2. Complex troubleshooting: With fewer hierarchical layers to help isolate issues, pinpointing the root cause of network problems can become time-consuming.
3. Increased security vulnerabilities: Flat networks are more susceptible to lateral attacks, where malware or unauthorized access can spread quickly between devices. This is due to the absence of traditional segmentation and network layers. In more hierarchical or segmented networks, features like NAT (Network Address Translation) can help by making devices "hidden" behind the gateway, thereby reducing accessibility from outside the network.

=== Use cases of flat IP architecture ===
Flat IP architecture is more suited for mobile networks. The following organizations use Flat IP:

1. 3rd Generation Partnership Project (3GPP) and 3GPP2: These organizations, responsible for developing global standards for mobile telecommunication systems, have integrated flat IP principles into their network design frameworks to promote more efficient and scalable mobile networks.
2. WiMAX Forum: Dedicated to promoting and certifying wireless broadband technologies, the WiMAX Forum was an early adopter of IP-centric mobile network architectures. It recognized the potential benefits of flat IP in enhancing network performance and flexibility.

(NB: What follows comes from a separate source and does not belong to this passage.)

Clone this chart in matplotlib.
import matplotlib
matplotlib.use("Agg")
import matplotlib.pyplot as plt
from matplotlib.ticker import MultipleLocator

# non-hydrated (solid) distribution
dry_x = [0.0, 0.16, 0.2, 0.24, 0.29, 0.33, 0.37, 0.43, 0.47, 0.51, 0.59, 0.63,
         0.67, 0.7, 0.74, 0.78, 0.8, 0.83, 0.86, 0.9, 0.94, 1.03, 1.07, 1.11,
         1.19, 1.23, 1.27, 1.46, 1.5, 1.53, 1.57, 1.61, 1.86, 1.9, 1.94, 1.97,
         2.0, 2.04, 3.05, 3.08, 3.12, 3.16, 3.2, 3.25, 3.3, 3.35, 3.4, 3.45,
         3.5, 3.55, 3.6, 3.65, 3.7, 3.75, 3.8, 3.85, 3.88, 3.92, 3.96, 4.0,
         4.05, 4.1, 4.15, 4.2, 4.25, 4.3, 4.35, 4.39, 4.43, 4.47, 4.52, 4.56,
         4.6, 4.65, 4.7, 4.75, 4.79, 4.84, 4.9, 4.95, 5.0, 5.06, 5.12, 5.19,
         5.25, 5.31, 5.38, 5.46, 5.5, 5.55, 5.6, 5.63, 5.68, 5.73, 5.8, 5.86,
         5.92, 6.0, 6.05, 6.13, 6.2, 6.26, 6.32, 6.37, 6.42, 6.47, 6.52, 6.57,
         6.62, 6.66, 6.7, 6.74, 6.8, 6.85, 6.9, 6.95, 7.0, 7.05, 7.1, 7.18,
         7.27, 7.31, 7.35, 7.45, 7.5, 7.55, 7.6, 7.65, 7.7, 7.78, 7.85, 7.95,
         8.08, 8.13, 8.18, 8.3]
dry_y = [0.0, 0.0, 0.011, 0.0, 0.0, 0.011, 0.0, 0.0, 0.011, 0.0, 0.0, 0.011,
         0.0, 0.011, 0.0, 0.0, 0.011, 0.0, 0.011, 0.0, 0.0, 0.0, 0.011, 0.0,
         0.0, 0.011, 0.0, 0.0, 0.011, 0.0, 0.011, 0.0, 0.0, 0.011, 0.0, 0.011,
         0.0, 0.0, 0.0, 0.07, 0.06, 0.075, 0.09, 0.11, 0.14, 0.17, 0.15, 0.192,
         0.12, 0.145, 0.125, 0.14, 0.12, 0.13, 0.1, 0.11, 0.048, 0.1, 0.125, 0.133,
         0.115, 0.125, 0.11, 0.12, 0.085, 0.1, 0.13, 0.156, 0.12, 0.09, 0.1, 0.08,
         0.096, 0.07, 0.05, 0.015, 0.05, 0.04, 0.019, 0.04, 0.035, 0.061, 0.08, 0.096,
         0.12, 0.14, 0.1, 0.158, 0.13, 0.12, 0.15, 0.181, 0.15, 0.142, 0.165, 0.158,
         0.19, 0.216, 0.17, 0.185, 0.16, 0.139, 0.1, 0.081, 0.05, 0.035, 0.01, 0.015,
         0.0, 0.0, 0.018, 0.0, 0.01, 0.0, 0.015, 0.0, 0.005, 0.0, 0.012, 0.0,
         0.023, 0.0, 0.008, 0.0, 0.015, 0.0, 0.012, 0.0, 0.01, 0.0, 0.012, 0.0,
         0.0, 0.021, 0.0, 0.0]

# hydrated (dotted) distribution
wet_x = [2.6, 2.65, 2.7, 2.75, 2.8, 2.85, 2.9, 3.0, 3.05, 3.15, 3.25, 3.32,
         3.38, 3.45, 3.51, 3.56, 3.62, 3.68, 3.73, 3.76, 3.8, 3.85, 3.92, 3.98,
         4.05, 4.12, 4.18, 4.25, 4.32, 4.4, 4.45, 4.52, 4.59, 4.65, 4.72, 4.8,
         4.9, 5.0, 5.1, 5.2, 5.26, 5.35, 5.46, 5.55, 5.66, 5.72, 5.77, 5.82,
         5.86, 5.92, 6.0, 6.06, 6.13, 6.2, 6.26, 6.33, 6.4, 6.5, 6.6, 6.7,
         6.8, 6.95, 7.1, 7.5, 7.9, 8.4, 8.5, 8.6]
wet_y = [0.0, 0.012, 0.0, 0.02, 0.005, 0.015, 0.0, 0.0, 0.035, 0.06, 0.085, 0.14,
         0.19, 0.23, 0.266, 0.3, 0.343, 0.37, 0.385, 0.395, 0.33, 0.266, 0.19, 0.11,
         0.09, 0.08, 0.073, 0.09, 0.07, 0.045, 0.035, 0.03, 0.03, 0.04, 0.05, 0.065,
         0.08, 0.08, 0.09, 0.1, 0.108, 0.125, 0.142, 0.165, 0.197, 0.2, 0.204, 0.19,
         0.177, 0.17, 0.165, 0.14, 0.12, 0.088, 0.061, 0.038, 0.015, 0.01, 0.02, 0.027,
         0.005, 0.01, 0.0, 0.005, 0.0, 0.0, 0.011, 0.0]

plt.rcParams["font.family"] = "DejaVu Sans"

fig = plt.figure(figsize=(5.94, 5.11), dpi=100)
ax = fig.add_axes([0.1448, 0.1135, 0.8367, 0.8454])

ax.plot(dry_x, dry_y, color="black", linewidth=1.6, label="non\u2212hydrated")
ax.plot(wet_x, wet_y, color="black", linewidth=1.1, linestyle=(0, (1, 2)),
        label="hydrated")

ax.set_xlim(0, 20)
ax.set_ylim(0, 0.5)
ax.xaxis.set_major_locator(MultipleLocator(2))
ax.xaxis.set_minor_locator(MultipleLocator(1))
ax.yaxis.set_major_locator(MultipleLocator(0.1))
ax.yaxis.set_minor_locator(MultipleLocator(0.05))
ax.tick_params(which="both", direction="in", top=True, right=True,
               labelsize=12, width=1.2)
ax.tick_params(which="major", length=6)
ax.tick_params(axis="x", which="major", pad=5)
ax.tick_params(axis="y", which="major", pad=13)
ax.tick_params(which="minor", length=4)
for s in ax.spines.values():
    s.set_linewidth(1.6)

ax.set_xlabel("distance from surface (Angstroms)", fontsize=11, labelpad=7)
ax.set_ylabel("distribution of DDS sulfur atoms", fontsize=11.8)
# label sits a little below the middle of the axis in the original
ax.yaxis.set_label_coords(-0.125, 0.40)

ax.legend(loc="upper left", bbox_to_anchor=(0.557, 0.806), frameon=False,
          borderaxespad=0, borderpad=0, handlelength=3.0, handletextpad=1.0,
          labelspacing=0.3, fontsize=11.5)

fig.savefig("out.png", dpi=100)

=== Key considerations for mobile networks ===
In mobile networks, flat IP architecture integrates several essential components, including:

1. Advanced base stations: Modern base stations in flat IP networks are responsible for a range of functions, including radio control, header compression, encryption, call admission control, and policy enforcement. These stations typically use IP/Ethernet interfaces, which help streamline the network architecture and reduce latency.
2. Direct Tunnel Architecture: This configuration allows user data to bypass the Serving GPRS Support Node(SGSN) on the user plane, reducing both latency and complexity. Supported by leading vendors, Direct Tunnel Architecture enhances network performance. Notably, Nokia-Siemens' Internet High-Speed Packet Access (IHSPA) optimizes this by eliminating the Radio Network Controller (RNC) from the data path, further reducing latency.
3. WiMAX Access Services Network (ASN): WiMAX was the first standardized IP-centric mobile network architecture. Although HSPA and LTE networks have become the dominant technologies, many of the core principles from the WiMAX ASN continue to apply in modern mobile network deployments.